Will Richards remain executive producer?
My impression is that the answer is no, Richards won't be there much longer. As NPR's Linda Holmes put it: "How do you make someone the boss who didn't meet the character requirements to be the host?"
But Richards still has the job for the time being, and any exit from the executive producer role will likely require a negotiation between his agents and Sony.
The Times' story notes that Richards "must contend with a dispirited 'Jeopardy!' staff whose frustrations erupted in an emotional meeting on Thursday, where crew members told Mr. Richards his past behavior had imperiled the show's reputation."
Sony execs allowed the producer-turned-host to say he "stepped down," citing the controversy over "past incidents and comments." But this was a corporate save-the-ship move. It was all due to Claire McNear, a reporter at The Ringer who is incredibly well-sourced in "Jeopardy!" land thanks to her 2020 book about the show, which is now moving up the Amazon chart.

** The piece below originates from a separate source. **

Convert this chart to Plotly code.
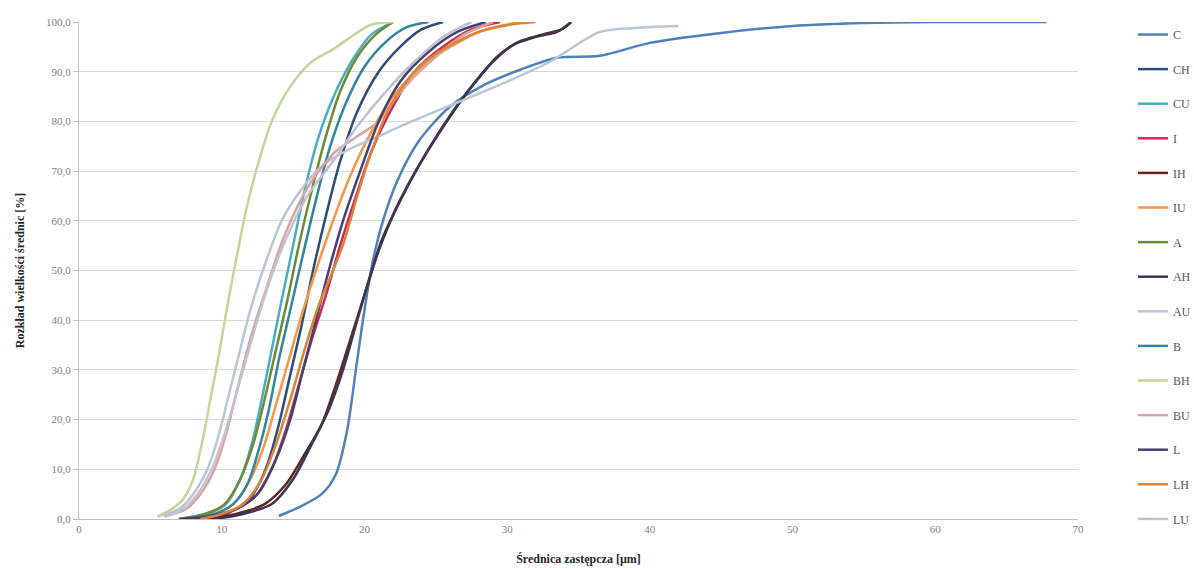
import plotly.graph_objects as go

# Cumulative diameter distributions: equivalent diameter [µm] vs. cumulative share [%]
C_x = [14.0, 15.5, 17.0, 18.0, 18.8, 19.4, 20.0, 20.6, 21.3, 22.3, 23.8, 26.0, 28.5, 31.0, 33.5, 36.5, 40.0, 45.0, 50.0, 55.0, 60.0, 67.8]
C_y = [0.6, 2.5, 5.0, 9.0, 18.0, 30.0, 42.0, 52.0, 60.0, 68.0, 76.0, 83.0, 87.5, 90.5, 92.8, 93.2, 95.8, 97.8, 99.2, 99.8, 100.0, 100.0]

CH_x = [8.0, 9.8, 11.0, 12.2, 13.2, 14.0, 14.8, 15.6, 16.4, 17.3, 18.3, 19.5, 21.0, 22.5, 24.0, 25.5]
CH_y = [0.0, 0.5, 2.0, 5.0, 11.0, 19.0, 29.0, 39.0, 50.0, 61.0, 72.0, 82.0, 90.0, 95.0, 98.5, 100.0]

CU_x = [7.5, 9.0, 10.3, 11.3, 12.1, 12.8, 13.5, 14.2, 15.0, 15.8, 16.8, 18.0, 19.3, 20.5, 22.0]
CU_y = [0.0, 1.0, 3.0, 8.0, 15.0, 24.0, 34.0, 44.0, 55.0, 66.0, 77.0, 86.0, 93.0, 97.5, 100.0]

I_x = [7.5, 9.5, 11.0, 12.5, 13.5, 14.5, 15.4, 16.3, 17.3, 18.3, 19.3, 20.5, 22.0, 23.5, 25.5, 27.5, 29.5]
I_y = [0.0, 0.5, 2.0, 5.0, 10.0, 18.0, 27.0, 36.0, 45.0, 55.0, 64.0, 74.0, 83.0, 90.0, 95.0, 98.5, 100.0]

IH_x = [9.0, 11.0, 13.0, 14.5, 15.8, 17.0, 18.0, 19.0, 20.0, 21.0, 22.3, 24.0, 26.0, 27.5, 29.0, 30.5, 32.0, 33.5, 34.4]
IH_y = [0.0, 1.0, 3.0, 7.0, 13.0, 19.0, 27.0, 36.0, 45.0, 54.0, 63.0, 72.0, 81.0, 87.0, 92.0, 95.5, 97.0, 98.0, 99.8]

IU_x = [8.0, 9.5, 10.8, 12.0, 13.0, 13.8, 14.7, 15.6, 16.6, 17.8, 19.0, 20.5, 22.0, 24.0, 26.0, 28.5, 31.0]
IU_y = [0.0, 1.0, 3.0, 8.0, 15.0, 23.0, 32.0, 41.0, 50.0, 60.0, 69.0, 78.0, 85.0, 91.0, 95.0, 98.5, 100.0]

A_x = [7.0, 8.8, 10.2, 11.3, 12.2, 13.0, 13.8, 14.6, 15.4, 16.3, 17.3, 18.3, 19.5, 20.8, 22.0]
A_y = [0.0, 1.0, 3.0, 8.0, 15.0, 24.0, 34.0, 44.0, 55.0, 66.0, 77.0, 86.0, 93.0, 97.5, 100.0]

AH_x = [9.5, 11.5, 13.5, 15.0, 16.3, 17.5, 18.5, 19.4, 20.3, 21.2, 22.5, 24.2, 26.2, 27.8, 29.3, 30.8, 32.5, 33.8, 34.5]
AH_y = [0.0, 1.0, 3.0, 8.0, 15.0, 22.0, 30.0, 39.0, 48.0, 56.0, 64.0, 73.0, 82.0, 88.0, 93.0, 96.0, 97.5, 98.5, 100.0]

AU_x = [5.5, 7.0, 8.0, 9.0, 9.8, 10.5, 11.2, 12.0, 13.0, 14.2, 15.5, 17.0, 19.0, 21.0, 22.5, 25.0, 27.5, 30.0, 33.0, 36.5, 39.0, 42.0]
AU_y = [0.5, 2.0, 5.0, 10.0, 17.0, 25.0, 33.0, 42.0, 51.0, 60.0, 66.0, 71.0, 74.5, 77.0, 79.0, 82.0, 85.0, 88.0, 92.0, 98.0, 98.8, 99.2]

B_x = [7.5, 9.5, 10.8, 11.8, 12.6, 13.3, 14.0, 14.8, 15.6, 16.5, 17.5, 18.6, 20.0, 21.5, 23.0, 24.5]
B_y = [0.0, 1.0, 3.0, 7.0, 14.0, 22.0, 32.0, 42.0, 52.0, 63.0, 74.0, 83.0, 91.0, 96.0, 99.0, 100.0]

BH_x = [5.5, 6.5, 7.3, 8.0, 8.6, 9.2, 9.8, 10.4, 11.0, 11.7, 12.5, 13.5, 14.8, 16.3, 17.8, 19.3, 20.5, 22.0]
BH_y = [0.5, 2.0, 4.0, 8.0, 15.0, 24.0, 33.0, 43.0, 52.0, 62.0, 71.0, 80.0, 87.0, 92.0, 94.5, 97.5, 99.5, 100.0]

BU_x = [6.0, 7.5, 8.5, 9.5, 10.3, 11.0, 11.7, 12.4, 13.2, 14.0, 15.0, 16.3, 18.0, 19.5, 21.0, 22.0, 23.5, 25.0, 27.0, 29.0]
BU_y = [0.5, 2.0, 5.0, 10.0, 17.0, 25.0, 33.0, 40.0, 47.0, 54.0, 61.0, 68.0, 74.0, 77.0, 80.0, 84.0, 89.0, 93.0, 97.5, 100.0]

L_x = [7.0, 9.0, 11.0, 12.5, 13.8, 14.8, 15.7, 16.6, 17.5, 18.5, 19.7, 21.0, 22.5, 24.5, 26.5, 28.5]
L_y = [0.0, 0.5, 2.0, 5.0, 12.0, 20.0, 30.0, 40.0, 50.0, 60.0, 70.0, 80.0, 88.0, 94.0, 98.0, 100.0]

LH_x = [8.5, 10.0, 11.5, 12.8, 13.8, 14.8, 15.8, 16.8, 17.8, 18.6, 19.5, 20.5, 21.8, 23.5, 25.5, 28.0, 30.5, 32.0]
LH_y = [0.0, 1.0, 3.0, 8.0, 15.0, 24.0, 34.0, 43.0, 50.0, 56.0, 65.0, 74.0, 83.0, 90.0, 94.5, 98.0, 99.6, 100.0]

LU_x = [6.0, 7.3, 8.3, 9.3, 10.2, 11.0, 11.8, 12.6, 13.5, 14.6, 16.0, 17.8, 19.5, 21.5, 23.5, 25.5, 27.5]
LU_y = [0.5, 2.0, 5.0, 10.0, 17.0, 25.0, 33.0, 41.0, 49.0, 57.0, 65.0, 72.0, 79.0, 86.0, 92.0, 97.0, 100.0]

series_names = ["C", "CH", "CU", "I", "IH", "IU", "A", "AH", "AU", "B", "BH", "BU", "L", "LH", "LU"]
series_x = [C_x, CH_x, CU_x, I_x, IH_x, IU_x, A_x, AH_x, AU_x, B_x, BH_x, BU_x, L_x, LH_x, LU_x]
series_y = [C_y, CH_y, CU_y, I_y, IH_y, IU_y, A_y, AH_y, AU_y, B_y, BH_y, BU_y, L_y, LH_y, LU_y]
series_colors = ["#4F81BD", "#2C4D75", "#4BACC6", "#D0284F", "#632523", "#F79646",
                 "#6F8A35", "#3B3556", "#B9C6D6", "#31859C", "#C3D69B", "#D9A3A0",
                 "#46406E", "#D7853A", "#C4C0D2"]

x_ticks = [0, 10, 20, 30, 40, 50, 60, 70]
y_ticks = [0, 10, 20, 30, 40, 50, 60, 70, 80, 90, 100]

FONT = "Liberation Serif, Times New Roman, serif"

fig = go.Figure()
for name, xs, ys, col in zip(series_names, series_x, series_y, series_colors):
    fig.add_trace(go.Scatter(
        x=xs, y=ys, name=name, mode="lines",
        line=dict(color=col, width=2.5, shape="spline", smoothing=0.8),
        legendgroup=name,
    ))

fig.update_layout(
    width=1194, height=570,
    margin=dict(l=79, r=116, t=22, b=51, autoexpand=False),
    paper_bgcolor="white", plot_bgcolor="white",
    separators=", ",
    font=dict(family=FONT, size=11, color="#595959"),
    showlegend=True,
    legend=dict(
        x=1.055, y=1.004, xanchor="left", yanchor="top",
        font=dict(family=FONT, size=12, color="#595959"),
        tracegroupgap=15.6, itemwidth=30, maxheight=600,
        bgcolor="rgba(0,0,0,0)",
    ),
    xaxis=dict(
        range=[0, 70], tickvals=x_ticks, ticktext=[str(v) for v in x_ticks],
        showgrid=False, zeroline=False, showline=True, linecolor="#BFBFBF", linewidth=1,
        ticks="", tickfont=dict(family=FONT, size=11, color="#7F7F7F"),
        title=dict(text="<b>Średnica zastępcza [µm]</b>", standoff=20,
                   font=dict(family=FONT, size=12, color="#262626")),
    ),
    yaxis=dict(
        range=[0, 100], tickvals=y_ticks, tickformat=".1f",
        showgrid=True, gridcolor="#D9D9D9", gridwidth=1,
        zeroline=False, showline=True, linecolor="#BFBFBF", linewidth=1,
        ticks="outside", ticklen=5, tickcolor="#BFBFBF",
        tickfont=dict(family=FONT, size=11, color="#7F7F7F"),
        title=dict(text="<b>Rozkład wielkości średnic [%]</b>", standoff=18,
                   font=dict(family=FONT, size=12, color="#262626")),
    ),
)

fig.write_html("out.html")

With the help of her Ringer colleagues, she exposed a litany of offensive comments in Richards' past — comments Sony should have uncovered before Richards was hired as executive producer. Sony said Friday that "we were surprised this week to learn of Mike's 2013/2014 podcast and the offensive language he used in the past." So in other words, the company didn't do basic vetting of its executive producer and host.
"The public response" to the story "convinced Sony that it would be impossible for Mr. Richards to continue as host," the Wall Street Journal reported. So production was halted on Friday morning. But the five episodes Richards led will still air. And production will resume Monday with guest hosts. What an embarrassment for Sony. What a frustrating sideshow for the local TV stations that depend on the game show's high ratings. And what a disappointment for the contestants who are supposed to be the stars of the show. Here's my full report for Friday evening's "Erin Burnett OutFront."
Was the tryout process rigged?
I don't mean rigged in a literal sense, of course. But "Mike wanted the job from the very beginning," a source with knowledge of the tryout process said Friday. "And I think he manipulated it in such a way so that he was the right choice." This is the consensus view among the sources I spoke with. They want to know: Were the other guest hosts really set up to succeed? Were their best episodes shown to focus groups? What about the people who wanted to try out and were turned down — were qualified candidates with past game show experience turned away on purpose?
On Friday I picked up on a lot of sourness not just toward Richards, but toward Sony executives like Tony Vinciquerra as well. "Tony has to own this screwup," one of the guest hosts said. Vinciquerra was at Thursday's tapings with Richards, but was silent about the matter on Friday.
CNN media critic Brian Lowry's take
Brian Lowry writes: "While it's easy to write question-formed headlines about what a debacle the 'Jeopardy!' host story has been for Sony, let's not spare the media, which got swept up in the romantic, populist-sounding ideal that by publicly auditioning all of these candidates, the viewers would be allowed to dictate the final decision. When Richards was anointed, people seemed to come late to a realization that seemed likely from the start: While the rotating hosts garnered attention and bought time, choosing a replacement was going to boil down to executives/producers, not public opinion. The whole exercise brought to mind a recent NYT oped by Annalee Newitz, under the overreaching headline, 'From Loki to Brooklyn Nine-Nine, Fans Are Calling the Shots.' Fans surely have more input now in creative decisions — and more direct ways of expressing it — in the current environment, but there are limits to what Newitz called 'the age of fan service,' and perhaps some naivete about how decisions and deals get made."